His propaganda is not better than his legal rhetoric. Some staged arrests of selected oligarchs close to the Bouteflika brothers cannot make the Algerian people forget that he was the brothers’ protector for years, that he supported the outrageous re-election of 2014 – already after the stroke – and that he was ready to accept the re-election of 2019. The other components of his crude propaganda do not impress anymore: a classical conspiracy theory involving inner enemies and France (knowing that France never opposed the Algerian regime), and terrorism.
A steady resistance
Despite the threats and propaganda, Algerian people were more purposeful than ever on April 12, and Ahmed Gaid Salah was one of the main targets of their banners. Good news for them: they seem much better in politics than the regime. Concerning the balance of power in the streets, police forces – despite some ugly methods – seem overwhelmed and unprepared.
We are dealing with an authentically popular revolution and not a bourgeois revolution – even though the middle class has joined the popular classes. People’s ‘common decency’ (George Orwell’s famous concept) prevent them from accepting any bad compromise some elites may want to accept. The message is clear, echoed by some opposition figures: the current regime is not entitled to organise any election or to manage any transition. The planned election seems doomed.

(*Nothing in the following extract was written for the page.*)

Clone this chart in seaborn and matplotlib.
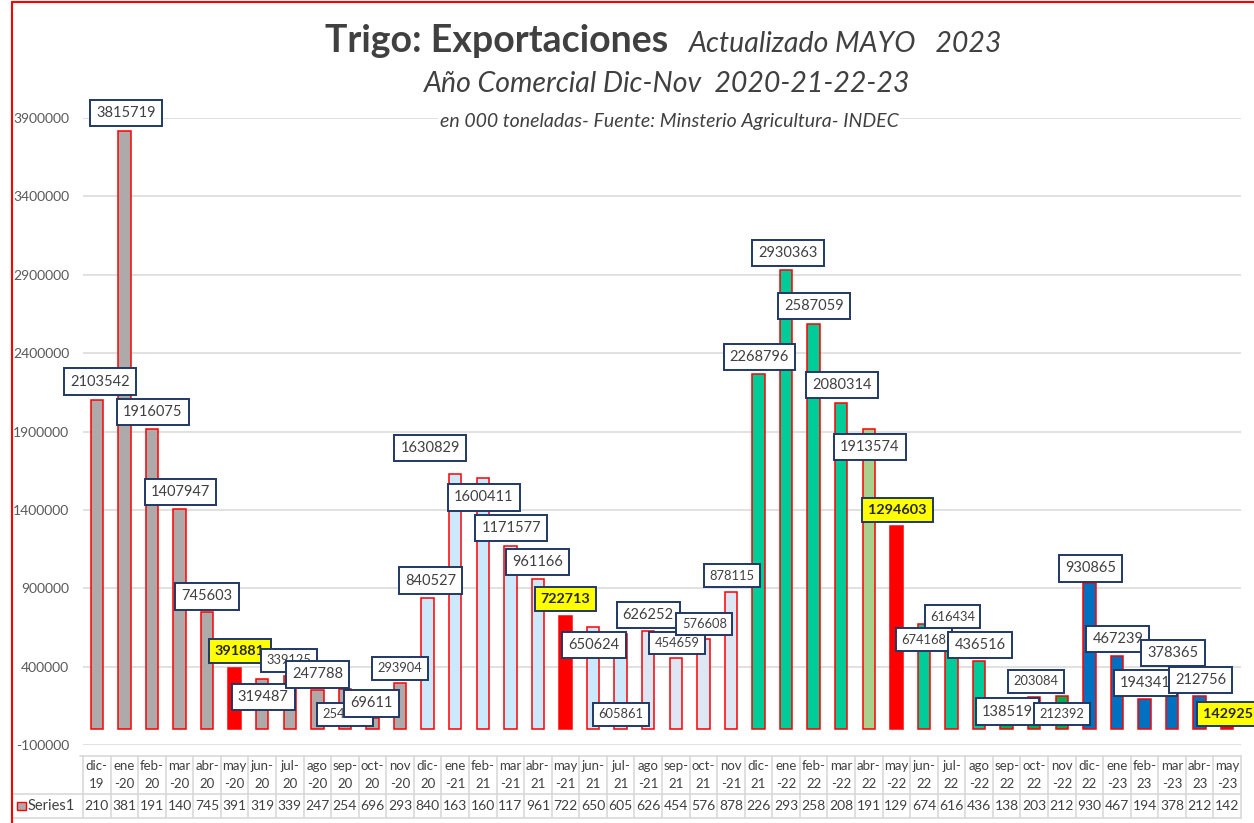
import matplotlib.pyplot as plt
import matplotlib.transforms as mtransforms
from matplotlib.lines import Line2D
from matplotlib.patches import Rectangle
from matplotlib.ticker import FuncFormatter
import seaborn as sns

sns.set_theme(style="white")
plt.rcParams["font.family"] = ["Lato", "DejaVu Sans"]

W, H = 1254, 823

meses = [
    "dic-19", "ene-20", "feb-20", "mar-20", "abr-20", "may-20", "jun-20", "jul-20",
    "ago-20", "sep-20", "oct-20", "nov-20", "dic-20", "ene-21", "feb-21", "mar-21",
    "abr-21", "may-21", "jun-21", "jul-21", "ago-21", "sep-21", "oct-21", "nov-21",
    "dic-21", "ene-22", "feb-22", "mar-22", "abr-22", "may-22", "jun-22", "jul-22",
    "ago-22", "sep-22", "oct-22", "nov-22", "dic-22", "ene-23", "feb-23", "mar-23",
    "abr-23", "may-23",
]
toneladas = [
    2103542, 3815719, 1916075, 1407947, 745603, 391881, 319487, 339125,
    247788, 254318, 69611, 293904, 840527, 1630829, 1600411, 1171577,
    961166, 722713, 650624, 605861, 626252, 454659, 576608, 878115,
    2268796, 2930363, 2587059, 2080314, 1913574, 1294603, 674168, 616434,
    436516, 138519, 203084, 212392, 930865, 467239, 194341, 378365,
    212756, 142925,
]
destacados = ["may-20", "may-21", "may-22", "may-23"]
yticks = list(range(-100000, 3900001, 500000))

# colores por campaña
colores = (["#AEAAAA"] * 12 + ["#CCE9FB"] * 8 + ["#DDE7F3"] * 4
           + ["#00CC99"] * 4 + ["#A9D18E", "#FF0000"] + ["#00CC99"] * 3
           + ["#00B050"] * 3 + ["#0070C0"] * 6)
colores = ["#FF0000" if m in destacados else c for m, c in zip(meses, colores)]

# posicion de las etiquetas respecto del tope de cada barra (pixeles)
lab_dx = [3, 2, 1, 1, 0, 5, 1, -1, 0, 0, -1, 0, 3, -25, 1, 1, 0, 0, 1, 0, 0,
          1, 1, 1, 1, 2, 0, 1, 1, 1, 0, 1, 1, 1, 2, 0, 1, 1, 1, 1, 1, 1]
lab_dy = [18, 18, 17, 17, 16, 17, -18, 16, 16, -25, 15, 15, 17, 26, -19, 18,
          17, 17, -18, -80, 16, 15, 15, 16, 17, 17, 18, 18, -18, 16, -16, 16,
          16, -4, 16, -18, 15, 17, 16, 17, 16, -7]
chicas = {7, 9, 11, 19, 21, 22, 23, 30, 31, 34, 35}


def fx(px):
    return px / W


def fy(py):
    return 1 - py / H


fig = plt.figure(figsize=(W / 100, H / 100), dpi=100)
ax = fig.add_axes([fx(83), fy(745), fx(1241) - fx(83), fy(118) - fy(745)])

sns.barplot(x=meses, y=toneladas, hue=meses, palette=dict(zip(meses, colores)),
            legend=False, width=0.45, saturation=1, edgecolor="#FF0000",
            linewidth=1.1, ax=ax)

ax.set_xlim(-0.5, len(meses) - 0.5)
ax.set_ylim(-100000, 3900000)
ax.set_yticks(yticks)
ax.yaxis.set_major_formatter(FuncFormatter(lambda v, p: f"{v:.0f}"))
ax.tick_params(axis="y", length=0, pad=10, labelsize=10, labelcolor="#595959")
ax.tick_params(axis="x", length=0, labelbottom=False)
ax.set_xlabel("")
ax.set_ylabel("")
ax.yaxis.grid(True, color="#D9D9D9", lw=1.1)
ax.set_axisbelow(True)
for s in ax.spines.values():
    s.set_visible(False)

# etiquetas de datos
for i, (m, v) in enumerate(zip(meses, toneladas)):
    if m in destacados:
        kw = dict(fontsize=10.4, fontweight="bold", color="#262626",
                  bbox=dict(boxstyle="square,pad=0.42", fc="#FFFF00", ec="#1F3864", lw=1.4))
    else:
        kw = dict(fontsize=9.3 if i in chicas else 10.5, color="#404040",
                  bbox=dict(boxstyle="square,pad=0.42", fc="white", ec="#1F3864", lw=1.4))
    ax.annotate(str(v), xy=(i, v), xytext=(lab_dx[i], lab_dy[i]),
                textcoords="offset pixels", ha="center", va="center",
                annotation_clip=False, zorder=5 + i * 0.01, **kw)

# tabla de datos bajo el eje
tr = mtransforms.blended_transform_factory(ax.transData, fig.transFigure)
gris = "#D9D9D9"
n = len(meses)
fig.add_artist(Line2D([fx(80), fx(1241)], [fy(756), fy(756)], color=gris, lw=1.2))
fig.add_artist(Line2D([fx(12), fx(1241)], [fy(794), fy(794)], color=gris, lw=1.2))
fig.add_artist(Line2D([fx(12), fx(1241)], [fy(818), fy(818)], color=gris, lw=1.2))
for k in range(n + 1):
    ax.add_line(Line2D([k - 0.5, k - 0.5], [fy(756), fy(818)], transform=tr,
                       color=gris, lw=1.2, clip_on=False))
con_guion = {"dic", "feb", "abr", "jun", "jul", "sep", "oct"}
for i, (m, v) in enumerate(zip(meses, toneladas)):
    mes, anio = m.split("-")
    l1, l2 = (mes + "-", anio) if mes in con_guion else (mes, "-" + anio)
    ax.text(i, fy(766), l1, transform=tr, ha="center", va="center",
            fontsize=9.5, color="#404040")
    ax.text(i, fy(784), l2, transform=tr, ha="center", va="center",
            fontsize=9.5, color="#404040")
    ax.text(i, fy(806), str(v)[:3], transform=tr, ha="center", va="center",
            fontsize=10, color="#404040")
fig.add_artist(Rectangle((fx(17), fy(810)), fx(9), fy(802) - fy(810),
                         fc="#AEAAAA", ec="#FF0000", lw=1.0))
fig.text(fx(28), fy(806), "Series1", ha="left", va="center", fontsize=10.5,
         color="#404040")

# marco rojo del grafico
fig.add_artist(Line2D([fx(12), fx(12)], [0, fy(2)], color="#FF0000", lw=1.5))
fig.add_artist(Line2D([fx(12), 1], [fy(2), fy(2)], color="#FF0000", lw=1.5))

# titulos
fig.text(fx(668), fy(52), "Trigo: Exportaciones", ha="right", va="baseline",
         fontsize=27, fontweight="bold", color="#404040")
fig.text(fx(689), fy(52), "Actualizado MAYO   2023", ha="left", va="baseline",
         fontsize=20.5, style="italic", color="#404040")
fig.text(fx(667), fy(92), "Año Comercial Dic-Nov  2020-21-22-23", ha="center",
         va="baseline", fontsize=20.5, style="italic", color="#404040")
fig.text(fx(669), fy(127), "en 000 toneladas- Fuente: Minsterio Agricultura- INDEC",
         ha="center", va="baseline", fontsize=14, style="italic", color="#404040",
         bbox=dict(fc="white", ec="none", pad=1))

fig.savefig("out.png", dpi=100)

The solution can therefore only be extra-constitutional. To defuse the crisis, power should be transferred to men and women of good will whose reputation may reassure the Algerian citizens. An independent body could also arise from the demonstrators. But nothing organised by the current president and the current government can work. And more generally, Algeria should remember once for all that no military solution ever worked. The so-called civil war of the 1990s started under a military regime and Bouteflika was brought in 1999 by generals.